Fue el testimonio de una de sus víctimas, que compartió cama con ambos, el que sirvió para identificar por completo al empresario madrileño. Uno de sus hijos tenía entonces la misma edad que aquel menor. Por el momento, nada hace pensar que abusara de él.
Sin embargo, quedaba un último cabo suelto. Un elemento sin resolver que los agentes tenían siempre en mente: faltaba por identificar el escenario donde se grabaron varios de los vídeos decomisados a este grupo. Un escenario que no coincidía con ninguna de las viviendas registradas.
El piso franco del ingeniero
Fue así como los agentes llegaron al último investigado, un ingeniero de Caminos, también madrileño, que prestaba su vivienda como piso franco a otros miembros de este sórdido club para sus encuentros con menores.
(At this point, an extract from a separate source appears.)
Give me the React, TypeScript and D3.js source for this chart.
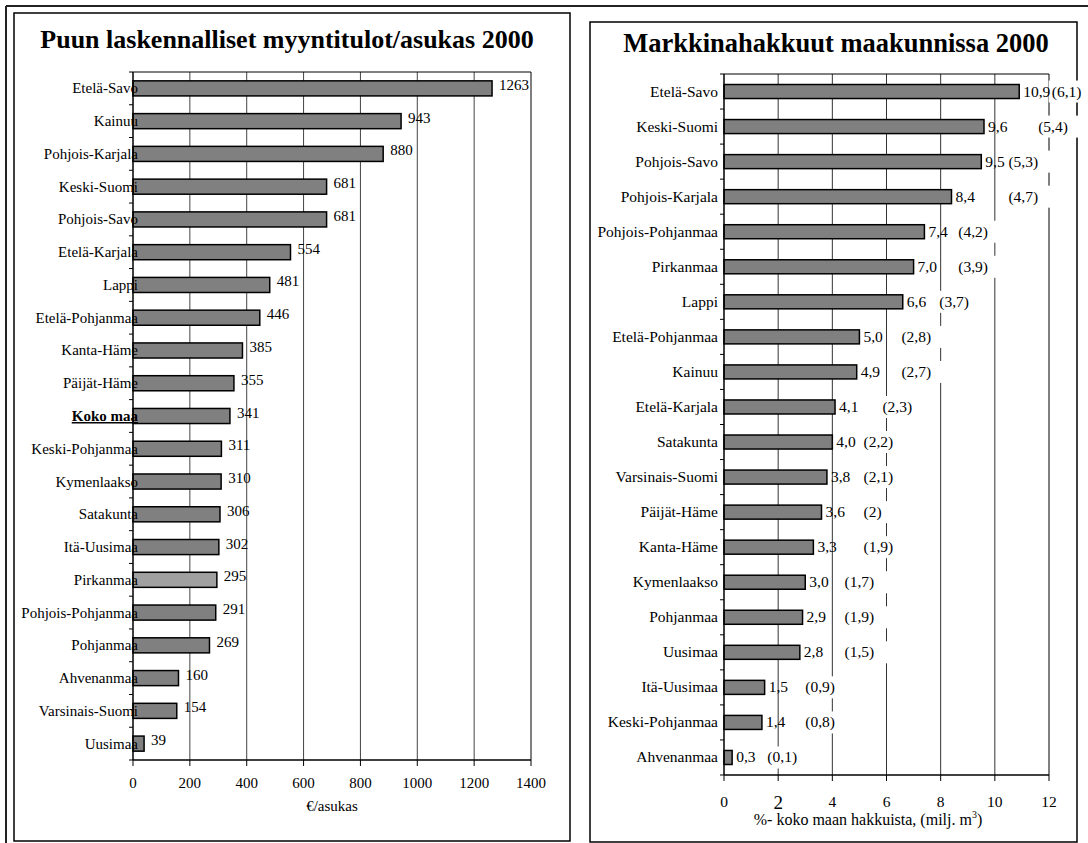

De él, los agentes investigan también viajes a países como Turquía. Desplazamientos donde sospechan que pudo también acudir en busca de menores.
Tras más de dos años de trabajo, cinco personas con nombres y apellidos se sentarán en el banquillo. Pero el caso no está cerrado. No hasta que los agentes tengan la certeza de que ninguna víctima queda sin nombre y ninguno de sus actos, sin castigo.